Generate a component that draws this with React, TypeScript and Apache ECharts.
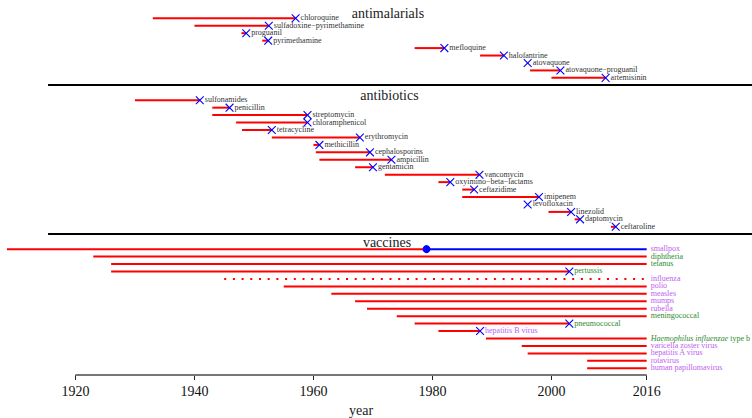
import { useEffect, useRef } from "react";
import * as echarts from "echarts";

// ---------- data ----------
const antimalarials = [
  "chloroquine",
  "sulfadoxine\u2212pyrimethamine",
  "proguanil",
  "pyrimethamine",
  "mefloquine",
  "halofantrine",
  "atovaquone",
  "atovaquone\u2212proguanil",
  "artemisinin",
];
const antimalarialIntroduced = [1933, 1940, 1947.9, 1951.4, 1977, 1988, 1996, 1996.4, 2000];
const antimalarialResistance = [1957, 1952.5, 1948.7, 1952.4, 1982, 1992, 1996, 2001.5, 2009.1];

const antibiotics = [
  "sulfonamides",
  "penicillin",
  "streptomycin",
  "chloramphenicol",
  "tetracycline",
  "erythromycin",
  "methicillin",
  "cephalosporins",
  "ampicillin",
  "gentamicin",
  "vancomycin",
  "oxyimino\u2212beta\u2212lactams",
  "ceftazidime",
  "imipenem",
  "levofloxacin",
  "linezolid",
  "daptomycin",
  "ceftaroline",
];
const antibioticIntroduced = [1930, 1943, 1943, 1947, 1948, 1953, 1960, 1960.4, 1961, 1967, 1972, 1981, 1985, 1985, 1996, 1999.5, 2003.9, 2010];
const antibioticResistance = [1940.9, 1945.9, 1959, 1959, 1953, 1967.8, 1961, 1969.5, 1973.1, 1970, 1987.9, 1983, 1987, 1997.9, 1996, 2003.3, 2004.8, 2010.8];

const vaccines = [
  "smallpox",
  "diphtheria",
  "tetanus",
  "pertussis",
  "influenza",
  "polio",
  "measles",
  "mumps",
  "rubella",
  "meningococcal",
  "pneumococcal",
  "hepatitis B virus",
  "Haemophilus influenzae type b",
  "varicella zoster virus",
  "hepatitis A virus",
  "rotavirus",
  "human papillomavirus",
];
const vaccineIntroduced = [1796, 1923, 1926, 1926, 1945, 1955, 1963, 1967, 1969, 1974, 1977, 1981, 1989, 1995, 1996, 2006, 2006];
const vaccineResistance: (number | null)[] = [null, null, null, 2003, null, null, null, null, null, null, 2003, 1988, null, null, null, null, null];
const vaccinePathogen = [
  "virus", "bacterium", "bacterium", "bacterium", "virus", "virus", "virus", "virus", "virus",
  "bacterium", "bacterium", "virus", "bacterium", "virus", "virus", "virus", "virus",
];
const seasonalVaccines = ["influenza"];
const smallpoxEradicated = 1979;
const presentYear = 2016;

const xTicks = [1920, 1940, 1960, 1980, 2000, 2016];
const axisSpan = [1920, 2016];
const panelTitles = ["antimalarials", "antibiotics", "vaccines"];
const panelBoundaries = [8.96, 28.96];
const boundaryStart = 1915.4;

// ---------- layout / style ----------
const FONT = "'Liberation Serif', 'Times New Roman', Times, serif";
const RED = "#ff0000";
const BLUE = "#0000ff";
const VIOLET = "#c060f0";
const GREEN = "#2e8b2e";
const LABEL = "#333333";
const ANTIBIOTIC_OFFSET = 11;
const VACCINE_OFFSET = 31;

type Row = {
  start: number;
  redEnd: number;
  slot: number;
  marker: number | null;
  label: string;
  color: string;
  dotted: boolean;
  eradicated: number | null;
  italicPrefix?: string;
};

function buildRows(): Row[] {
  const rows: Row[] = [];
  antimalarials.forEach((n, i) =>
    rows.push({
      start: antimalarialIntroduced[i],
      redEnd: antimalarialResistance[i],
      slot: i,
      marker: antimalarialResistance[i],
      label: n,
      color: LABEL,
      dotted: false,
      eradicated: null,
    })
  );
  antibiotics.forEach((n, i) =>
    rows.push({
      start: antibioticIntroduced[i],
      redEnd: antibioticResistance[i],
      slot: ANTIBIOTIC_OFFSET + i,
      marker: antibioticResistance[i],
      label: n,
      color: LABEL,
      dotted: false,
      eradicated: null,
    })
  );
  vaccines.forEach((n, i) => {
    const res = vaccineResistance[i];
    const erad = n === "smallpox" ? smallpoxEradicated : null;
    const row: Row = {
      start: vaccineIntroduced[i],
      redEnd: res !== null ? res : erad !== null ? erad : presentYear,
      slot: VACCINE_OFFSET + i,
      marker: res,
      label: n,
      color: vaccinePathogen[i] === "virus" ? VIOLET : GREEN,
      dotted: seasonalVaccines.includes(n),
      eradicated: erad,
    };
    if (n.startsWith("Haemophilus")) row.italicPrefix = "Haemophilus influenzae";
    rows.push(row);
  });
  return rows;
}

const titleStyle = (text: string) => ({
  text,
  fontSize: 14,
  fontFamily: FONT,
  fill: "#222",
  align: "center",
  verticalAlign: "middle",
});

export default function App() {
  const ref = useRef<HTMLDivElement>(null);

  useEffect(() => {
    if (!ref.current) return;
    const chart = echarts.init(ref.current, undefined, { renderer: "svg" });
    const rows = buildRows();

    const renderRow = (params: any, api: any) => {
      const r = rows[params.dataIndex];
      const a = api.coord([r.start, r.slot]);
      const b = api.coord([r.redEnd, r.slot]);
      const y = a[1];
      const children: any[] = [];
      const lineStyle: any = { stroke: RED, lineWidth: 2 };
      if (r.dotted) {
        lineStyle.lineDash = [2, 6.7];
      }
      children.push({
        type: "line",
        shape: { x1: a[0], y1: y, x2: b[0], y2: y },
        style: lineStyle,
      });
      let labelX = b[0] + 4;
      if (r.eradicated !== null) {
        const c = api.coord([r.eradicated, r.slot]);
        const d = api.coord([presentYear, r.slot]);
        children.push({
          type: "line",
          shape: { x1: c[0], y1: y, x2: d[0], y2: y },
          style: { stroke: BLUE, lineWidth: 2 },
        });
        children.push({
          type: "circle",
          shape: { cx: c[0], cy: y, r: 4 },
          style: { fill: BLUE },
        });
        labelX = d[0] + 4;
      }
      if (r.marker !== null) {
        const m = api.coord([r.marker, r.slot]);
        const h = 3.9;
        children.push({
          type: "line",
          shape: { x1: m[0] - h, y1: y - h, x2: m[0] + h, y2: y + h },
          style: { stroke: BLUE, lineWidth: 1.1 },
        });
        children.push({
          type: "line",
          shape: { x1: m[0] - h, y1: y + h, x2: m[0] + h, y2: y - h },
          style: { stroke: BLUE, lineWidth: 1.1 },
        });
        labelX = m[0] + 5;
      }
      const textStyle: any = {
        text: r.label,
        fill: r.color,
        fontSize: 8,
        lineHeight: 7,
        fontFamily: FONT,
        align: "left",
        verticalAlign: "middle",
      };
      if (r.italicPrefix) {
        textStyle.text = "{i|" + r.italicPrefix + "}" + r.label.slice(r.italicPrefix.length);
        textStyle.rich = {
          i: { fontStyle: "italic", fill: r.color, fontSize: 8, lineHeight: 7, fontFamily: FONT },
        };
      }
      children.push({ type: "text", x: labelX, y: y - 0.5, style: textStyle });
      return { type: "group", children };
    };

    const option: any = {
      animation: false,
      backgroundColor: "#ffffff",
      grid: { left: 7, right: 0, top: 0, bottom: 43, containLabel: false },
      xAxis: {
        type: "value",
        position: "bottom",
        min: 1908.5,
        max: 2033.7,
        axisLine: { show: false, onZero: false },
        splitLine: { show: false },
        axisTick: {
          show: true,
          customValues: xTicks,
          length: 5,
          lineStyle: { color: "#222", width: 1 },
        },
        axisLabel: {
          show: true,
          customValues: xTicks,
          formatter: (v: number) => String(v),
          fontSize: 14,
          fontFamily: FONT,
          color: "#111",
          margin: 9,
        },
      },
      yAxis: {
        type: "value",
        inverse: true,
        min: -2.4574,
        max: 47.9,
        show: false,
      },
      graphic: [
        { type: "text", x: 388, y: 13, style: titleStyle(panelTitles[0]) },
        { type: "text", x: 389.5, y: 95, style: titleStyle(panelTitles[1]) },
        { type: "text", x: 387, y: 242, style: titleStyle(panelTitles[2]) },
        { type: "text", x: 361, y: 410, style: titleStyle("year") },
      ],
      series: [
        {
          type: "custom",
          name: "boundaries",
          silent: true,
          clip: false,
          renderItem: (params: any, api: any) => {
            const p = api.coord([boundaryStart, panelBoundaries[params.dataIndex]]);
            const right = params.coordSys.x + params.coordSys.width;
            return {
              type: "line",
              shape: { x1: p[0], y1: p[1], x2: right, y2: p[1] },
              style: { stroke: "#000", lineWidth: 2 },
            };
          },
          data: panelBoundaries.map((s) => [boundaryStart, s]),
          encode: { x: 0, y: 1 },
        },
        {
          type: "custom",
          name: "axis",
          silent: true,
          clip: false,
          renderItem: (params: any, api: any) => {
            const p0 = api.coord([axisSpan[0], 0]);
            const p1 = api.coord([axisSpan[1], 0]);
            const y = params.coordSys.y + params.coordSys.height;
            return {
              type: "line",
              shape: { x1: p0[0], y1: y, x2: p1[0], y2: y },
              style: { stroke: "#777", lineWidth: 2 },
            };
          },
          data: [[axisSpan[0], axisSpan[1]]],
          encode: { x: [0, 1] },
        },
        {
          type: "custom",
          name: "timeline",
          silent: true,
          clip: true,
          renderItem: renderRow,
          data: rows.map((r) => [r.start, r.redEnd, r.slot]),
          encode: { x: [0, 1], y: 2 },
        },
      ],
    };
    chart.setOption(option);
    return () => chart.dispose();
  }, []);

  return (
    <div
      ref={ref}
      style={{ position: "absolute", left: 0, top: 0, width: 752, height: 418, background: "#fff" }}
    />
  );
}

## REQUIREMENT
From the first line of the listing above, repeat every line through the one holding "2003.3, 2004.8, 2010.8];". Both ends count, and pictures stay out.

## RESULT
Generate a component that draws this with React, TypeScript and Apache ECharts.
import { useEffect, useRef } from "react";
import * as echarts from "echarts";

// ---------- data ----------
const antimalarials = [
  "chloroquine",
  "sulfadoxine\u2212pyrimethamine",
  "proguanil",
  "pyrimethamine",
  "mefloquine",
  "halofantrine",
  "atovaquone",
  "atovaquone\u2212proguanil",
  "artemisinin",
];
const antimalarialIntroduced = [1933, 1940, 1947.9, 1951.4, 1977, 1988, 1996, 1996.4, 2000];
const antimalarialResistance = [1957, 1952.5, 1948.7, 1952.4, 1982, 1992, 1996, 2001.5, 2009.1];

const antibiotics = [
  "sulfonamides",
  "penicillin",
  "streptomycin",
  "chloramphenicol",
  "tetracycline",
  "erythromycin",
  "methicillin",
  "cephalosporins",
  "ampicillin",
  "gentamicin",
  "vancomycin",
  "oxyimino\u2212beta\u2212lactams",
  "ceftazidime",
  "imipenem",
  "levofloxacin",
  "linezolid",
  "daptomycin",
  "ceftaroline",
];
const antibioticIntroduced = [1930, 1943, 1943, 1947, 1948, 1953, 1960, 1960.4, 1961, 1967, 1972, 1981, 1985, 1985, 1996, 1999.5, 2003.9, 2010];
const antibioticResistance = [1940.9, 1945.9, 1959, 1959, 1953, 1967.8, 1961, 1969.5, 1973.1, 1970, 1987.9, 1983, 1987, 1997.9, 1996, 2003.3, 2004.8, 2010.8];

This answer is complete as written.